| What needs to be done |
Retype, please, the listing from its opening line through the line that contains "const xiAlicePp900Lo = [2.65e-3];", both included, without the pictures.

◇ ◇ ◇ ◇

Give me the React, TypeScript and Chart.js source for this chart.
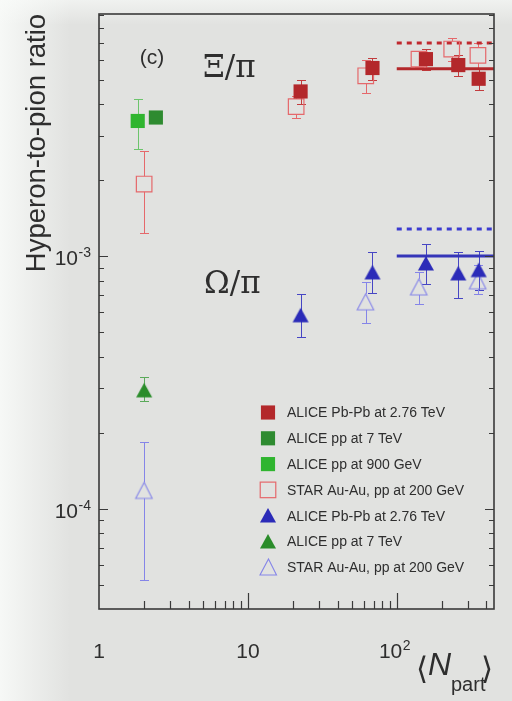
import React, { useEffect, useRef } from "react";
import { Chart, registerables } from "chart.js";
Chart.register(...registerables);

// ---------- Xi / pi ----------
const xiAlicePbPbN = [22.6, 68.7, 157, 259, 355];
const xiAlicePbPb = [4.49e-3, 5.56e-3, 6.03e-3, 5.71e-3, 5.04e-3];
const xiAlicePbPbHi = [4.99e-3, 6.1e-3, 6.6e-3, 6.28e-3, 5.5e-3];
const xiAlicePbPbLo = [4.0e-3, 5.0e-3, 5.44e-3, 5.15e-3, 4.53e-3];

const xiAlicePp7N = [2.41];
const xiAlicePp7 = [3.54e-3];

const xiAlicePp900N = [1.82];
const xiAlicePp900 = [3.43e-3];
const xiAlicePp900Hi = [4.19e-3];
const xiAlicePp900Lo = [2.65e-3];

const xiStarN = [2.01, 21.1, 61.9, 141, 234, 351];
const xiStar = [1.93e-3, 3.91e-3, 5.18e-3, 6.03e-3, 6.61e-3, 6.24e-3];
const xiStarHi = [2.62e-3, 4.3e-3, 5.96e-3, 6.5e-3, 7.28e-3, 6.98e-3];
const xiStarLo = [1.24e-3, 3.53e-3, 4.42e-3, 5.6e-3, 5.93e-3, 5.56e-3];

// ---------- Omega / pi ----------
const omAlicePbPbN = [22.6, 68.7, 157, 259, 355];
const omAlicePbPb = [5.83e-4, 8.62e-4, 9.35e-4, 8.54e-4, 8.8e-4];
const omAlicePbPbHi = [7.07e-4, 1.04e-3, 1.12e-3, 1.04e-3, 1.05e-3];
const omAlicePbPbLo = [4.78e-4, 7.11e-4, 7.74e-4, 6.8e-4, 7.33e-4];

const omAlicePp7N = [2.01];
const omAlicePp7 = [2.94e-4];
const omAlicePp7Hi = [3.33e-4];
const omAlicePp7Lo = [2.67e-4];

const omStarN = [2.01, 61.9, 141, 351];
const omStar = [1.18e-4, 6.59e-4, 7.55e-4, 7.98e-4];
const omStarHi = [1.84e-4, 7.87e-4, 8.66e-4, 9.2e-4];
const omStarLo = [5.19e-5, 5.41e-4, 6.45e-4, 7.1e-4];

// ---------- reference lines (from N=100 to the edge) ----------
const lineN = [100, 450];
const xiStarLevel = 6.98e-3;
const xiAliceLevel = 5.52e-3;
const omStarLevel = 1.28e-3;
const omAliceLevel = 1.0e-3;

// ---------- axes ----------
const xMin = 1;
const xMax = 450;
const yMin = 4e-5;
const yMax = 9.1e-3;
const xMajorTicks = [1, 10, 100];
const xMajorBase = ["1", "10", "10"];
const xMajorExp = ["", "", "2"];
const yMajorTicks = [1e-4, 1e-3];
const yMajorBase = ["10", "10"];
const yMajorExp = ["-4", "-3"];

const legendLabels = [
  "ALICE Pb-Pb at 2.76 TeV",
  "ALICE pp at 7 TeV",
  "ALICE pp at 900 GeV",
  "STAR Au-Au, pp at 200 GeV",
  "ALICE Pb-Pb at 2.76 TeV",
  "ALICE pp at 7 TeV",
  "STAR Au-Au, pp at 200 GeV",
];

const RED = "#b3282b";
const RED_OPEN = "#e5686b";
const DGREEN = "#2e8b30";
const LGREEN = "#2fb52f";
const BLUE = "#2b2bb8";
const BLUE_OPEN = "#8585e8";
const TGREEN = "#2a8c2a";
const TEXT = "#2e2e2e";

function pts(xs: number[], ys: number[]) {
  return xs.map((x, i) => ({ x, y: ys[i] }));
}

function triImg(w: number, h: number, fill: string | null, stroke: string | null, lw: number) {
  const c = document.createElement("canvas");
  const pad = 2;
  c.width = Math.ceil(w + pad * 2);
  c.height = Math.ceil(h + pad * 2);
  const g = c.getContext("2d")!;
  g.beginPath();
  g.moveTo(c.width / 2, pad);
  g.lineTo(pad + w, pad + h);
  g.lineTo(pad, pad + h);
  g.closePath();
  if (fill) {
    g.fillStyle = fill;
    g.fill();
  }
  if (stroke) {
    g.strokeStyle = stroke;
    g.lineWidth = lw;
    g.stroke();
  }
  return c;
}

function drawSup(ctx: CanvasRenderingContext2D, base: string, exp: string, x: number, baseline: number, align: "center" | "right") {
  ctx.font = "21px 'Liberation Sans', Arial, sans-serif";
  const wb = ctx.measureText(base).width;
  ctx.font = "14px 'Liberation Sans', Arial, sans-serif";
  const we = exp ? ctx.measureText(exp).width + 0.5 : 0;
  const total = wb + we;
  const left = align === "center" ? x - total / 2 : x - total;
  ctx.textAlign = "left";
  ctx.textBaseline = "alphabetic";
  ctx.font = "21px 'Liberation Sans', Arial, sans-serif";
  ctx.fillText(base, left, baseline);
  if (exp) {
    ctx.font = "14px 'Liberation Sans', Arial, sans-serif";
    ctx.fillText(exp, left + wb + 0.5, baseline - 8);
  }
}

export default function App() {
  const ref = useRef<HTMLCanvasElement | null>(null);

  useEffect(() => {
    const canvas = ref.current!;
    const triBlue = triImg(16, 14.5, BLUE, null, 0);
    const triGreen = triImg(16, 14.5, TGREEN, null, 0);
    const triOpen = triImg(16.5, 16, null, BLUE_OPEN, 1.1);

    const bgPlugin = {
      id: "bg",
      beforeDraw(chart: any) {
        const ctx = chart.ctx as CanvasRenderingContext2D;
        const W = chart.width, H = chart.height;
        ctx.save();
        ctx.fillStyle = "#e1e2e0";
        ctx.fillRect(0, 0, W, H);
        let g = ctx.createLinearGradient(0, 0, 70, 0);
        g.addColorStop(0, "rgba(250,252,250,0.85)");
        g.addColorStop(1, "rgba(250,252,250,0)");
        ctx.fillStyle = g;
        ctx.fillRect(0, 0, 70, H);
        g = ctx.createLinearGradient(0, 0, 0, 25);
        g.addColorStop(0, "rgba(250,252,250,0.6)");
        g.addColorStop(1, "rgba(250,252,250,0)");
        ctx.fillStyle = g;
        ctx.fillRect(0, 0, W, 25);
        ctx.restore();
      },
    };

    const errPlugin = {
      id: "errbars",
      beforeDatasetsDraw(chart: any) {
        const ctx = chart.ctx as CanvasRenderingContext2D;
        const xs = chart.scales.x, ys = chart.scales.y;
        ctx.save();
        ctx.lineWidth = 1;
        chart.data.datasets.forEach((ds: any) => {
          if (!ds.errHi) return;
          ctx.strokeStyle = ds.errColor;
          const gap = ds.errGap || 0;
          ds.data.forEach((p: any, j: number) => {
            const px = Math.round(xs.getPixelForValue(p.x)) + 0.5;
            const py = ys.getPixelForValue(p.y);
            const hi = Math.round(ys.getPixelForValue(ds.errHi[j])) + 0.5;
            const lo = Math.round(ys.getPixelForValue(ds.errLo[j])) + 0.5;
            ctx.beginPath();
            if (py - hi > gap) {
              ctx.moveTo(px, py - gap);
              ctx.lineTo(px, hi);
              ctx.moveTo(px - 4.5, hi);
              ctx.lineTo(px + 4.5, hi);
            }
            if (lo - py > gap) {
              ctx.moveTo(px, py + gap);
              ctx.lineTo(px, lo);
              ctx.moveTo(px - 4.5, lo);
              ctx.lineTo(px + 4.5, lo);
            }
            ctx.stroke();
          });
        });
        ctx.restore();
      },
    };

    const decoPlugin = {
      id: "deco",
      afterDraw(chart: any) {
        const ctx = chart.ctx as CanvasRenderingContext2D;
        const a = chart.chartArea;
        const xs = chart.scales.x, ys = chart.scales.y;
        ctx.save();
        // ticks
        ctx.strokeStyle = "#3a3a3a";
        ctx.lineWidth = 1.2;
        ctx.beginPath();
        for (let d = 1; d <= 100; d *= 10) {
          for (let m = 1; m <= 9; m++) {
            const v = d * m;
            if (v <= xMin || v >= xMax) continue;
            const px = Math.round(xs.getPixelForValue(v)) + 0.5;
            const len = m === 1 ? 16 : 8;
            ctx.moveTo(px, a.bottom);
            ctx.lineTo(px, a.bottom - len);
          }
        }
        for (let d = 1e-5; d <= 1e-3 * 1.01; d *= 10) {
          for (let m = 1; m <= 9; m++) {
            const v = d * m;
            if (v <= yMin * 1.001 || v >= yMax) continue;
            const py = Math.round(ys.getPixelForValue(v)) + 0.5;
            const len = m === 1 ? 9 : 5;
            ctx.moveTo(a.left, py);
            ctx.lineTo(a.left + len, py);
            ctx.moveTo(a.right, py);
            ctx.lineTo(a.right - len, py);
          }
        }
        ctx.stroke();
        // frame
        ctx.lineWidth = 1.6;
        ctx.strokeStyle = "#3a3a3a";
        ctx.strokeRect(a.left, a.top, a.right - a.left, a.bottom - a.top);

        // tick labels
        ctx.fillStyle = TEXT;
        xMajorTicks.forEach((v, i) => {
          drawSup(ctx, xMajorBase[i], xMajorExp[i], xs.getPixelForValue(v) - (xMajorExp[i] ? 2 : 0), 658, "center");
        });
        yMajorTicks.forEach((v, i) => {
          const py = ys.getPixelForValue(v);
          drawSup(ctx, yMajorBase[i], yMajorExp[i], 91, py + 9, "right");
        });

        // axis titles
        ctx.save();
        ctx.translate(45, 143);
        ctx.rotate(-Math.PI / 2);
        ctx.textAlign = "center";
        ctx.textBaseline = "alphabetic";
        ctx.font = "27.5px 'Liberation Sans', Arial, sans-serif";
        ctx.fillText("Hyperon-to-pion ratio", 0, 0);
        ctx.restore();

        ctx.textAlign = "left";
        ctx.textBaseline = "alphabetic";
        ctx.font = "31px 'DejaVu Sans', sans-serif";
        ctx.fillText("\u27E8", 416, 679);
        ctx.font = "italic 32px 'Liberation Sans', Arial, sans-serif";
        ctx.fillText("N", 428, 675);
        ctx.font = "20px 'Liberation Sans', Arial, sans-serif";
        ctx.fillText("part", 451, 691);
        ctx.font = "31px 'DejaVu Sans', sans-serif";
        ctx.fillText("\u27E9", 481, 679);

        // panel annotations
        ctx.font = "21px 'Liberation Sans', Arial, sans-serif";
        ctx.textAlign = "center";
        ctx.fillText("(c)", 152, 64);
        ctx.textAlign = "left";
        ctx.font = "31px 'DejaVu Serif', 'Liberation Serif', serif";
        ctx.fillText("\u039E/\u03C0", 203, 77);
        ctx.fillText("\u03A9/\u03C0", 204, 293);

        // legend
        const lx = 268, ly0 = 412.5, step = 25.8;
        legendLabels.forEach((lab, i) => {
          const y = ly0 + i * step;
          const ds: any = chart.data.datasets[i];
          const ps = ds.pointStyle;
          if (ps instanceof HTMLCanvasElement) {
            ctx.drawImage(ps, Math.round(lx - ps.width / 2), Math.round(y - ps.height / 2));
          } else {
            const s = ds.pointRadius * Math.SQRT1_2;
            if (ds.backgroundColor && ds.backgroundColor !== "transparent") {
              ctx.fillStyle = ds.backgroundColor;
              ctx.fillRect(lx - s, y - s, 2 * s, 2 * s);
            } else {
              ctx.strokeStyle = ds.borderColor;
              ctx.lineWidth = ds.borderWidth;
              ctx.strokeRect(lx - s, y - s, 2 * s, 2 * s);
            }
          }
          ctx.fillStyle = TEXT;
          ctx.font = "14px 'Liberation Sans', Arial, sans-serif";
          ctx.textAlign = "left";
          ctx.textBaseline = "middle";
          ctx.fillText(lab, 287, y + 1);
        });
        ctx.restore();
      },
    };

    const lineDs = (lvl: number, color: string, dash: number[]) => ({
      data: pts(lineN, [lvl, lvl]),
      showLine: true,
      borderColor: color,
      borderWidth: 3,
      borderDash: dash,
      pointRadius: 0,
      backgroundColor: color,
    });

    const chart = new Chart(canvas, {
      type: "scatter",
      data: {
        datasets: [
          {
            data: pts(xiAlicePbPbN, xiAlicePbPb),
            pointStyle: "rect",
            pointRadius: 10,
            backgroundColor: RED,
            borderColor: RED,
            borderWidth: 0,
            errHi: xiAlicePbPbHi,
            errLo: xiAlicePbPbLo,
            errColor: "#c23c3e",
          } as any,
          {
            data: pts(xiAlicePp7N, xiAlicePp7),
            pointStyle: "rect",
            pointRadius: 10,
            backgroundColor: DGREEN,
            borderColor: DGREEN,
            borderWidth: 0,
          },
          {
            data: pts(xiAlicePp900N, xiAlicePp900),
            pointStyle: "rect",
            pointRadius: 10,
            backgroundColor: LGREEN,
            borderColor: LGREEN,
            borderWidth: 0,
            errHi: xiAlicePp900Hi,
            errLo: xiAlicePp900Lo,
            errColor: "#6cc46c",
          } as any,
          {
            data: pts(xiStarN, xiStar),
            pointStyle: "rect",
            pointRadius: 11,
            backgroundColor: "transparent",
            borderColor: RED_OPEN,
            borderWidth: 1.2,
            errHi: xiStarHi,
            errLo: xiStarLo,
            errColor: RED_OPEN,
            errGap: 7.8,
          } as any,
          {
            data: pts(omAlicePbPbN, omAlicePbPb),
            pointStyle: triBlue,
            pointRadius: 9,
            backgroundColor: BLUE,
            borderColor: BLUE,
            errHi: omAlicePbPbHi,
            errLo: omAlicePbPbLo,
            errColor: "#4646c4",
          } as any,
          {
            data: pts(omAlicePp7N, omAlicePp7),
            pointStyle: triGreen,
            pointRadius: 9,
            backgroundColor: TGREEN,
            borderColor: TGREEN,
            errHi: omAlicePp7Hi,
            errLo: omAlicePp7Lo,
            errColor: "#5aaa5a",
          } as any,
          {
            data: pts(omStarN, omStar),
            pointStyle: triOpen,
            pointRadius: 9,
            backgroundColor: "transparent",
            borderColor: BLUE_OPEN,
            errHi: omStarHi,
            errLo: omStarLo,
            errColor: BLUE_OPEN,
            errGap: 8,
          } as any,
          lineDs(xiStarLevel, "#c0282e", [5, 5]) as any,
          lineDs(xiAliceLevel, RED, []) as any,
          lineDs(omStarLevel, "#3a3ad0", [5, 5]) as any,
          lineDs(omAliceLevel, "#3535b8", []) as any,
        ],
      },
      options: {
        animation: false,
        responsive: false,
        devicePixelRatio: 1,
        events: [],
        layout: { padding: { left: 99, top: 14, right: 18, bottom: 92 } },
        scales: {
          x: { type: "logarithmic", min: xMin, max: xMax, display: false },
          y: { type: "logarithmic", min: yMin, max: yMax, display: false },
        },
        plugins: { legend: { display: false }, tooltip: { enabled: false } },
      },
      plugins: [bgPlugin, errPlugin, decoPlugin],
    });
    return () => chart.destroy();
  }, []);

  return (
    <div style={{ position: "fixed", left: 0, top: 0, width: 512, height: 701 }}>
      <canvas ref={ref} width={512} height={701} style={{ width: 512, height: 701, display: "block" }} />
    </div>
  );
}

◇ ◇ ◇ ◇

| Result for this task |
Give me the React, TypeScript and Chart.js source for this chart.
import React, { useEffect, useRef } from "react";
import { Chart, registerables } from "chart.js";
Chart.register(...registerables);

// ---------- Xi / pi ----------
const xiAlicePbPbN = [22.6, 68.7, 157, 259, 355];
const xiAlicePbPb = [4.49e-3, 5.56e-3, 6.03e-3, 5.71e-3, 5.04e-3];
const xiAlicePbPbHi = [4.99e-3, 6.1e-3, 6.6e-3, 6.28e-3, 5.5e-3];
const xiAlicePbPbLo = [4.0e-3, 5.0e-3, 5.44e-3, 5.15e-3, 4.53e-3];

const xiAlicePp7N = [2.41];
const xiAlicePp7 = [3.54e-3];

const xiAlicePp900N = [1.82];
const xiAlicePp900 = [3.43e-3];
const xiAlicePp900Hi = [4.19e-3];
const xiAlicePp900Lo = [2.65e-3];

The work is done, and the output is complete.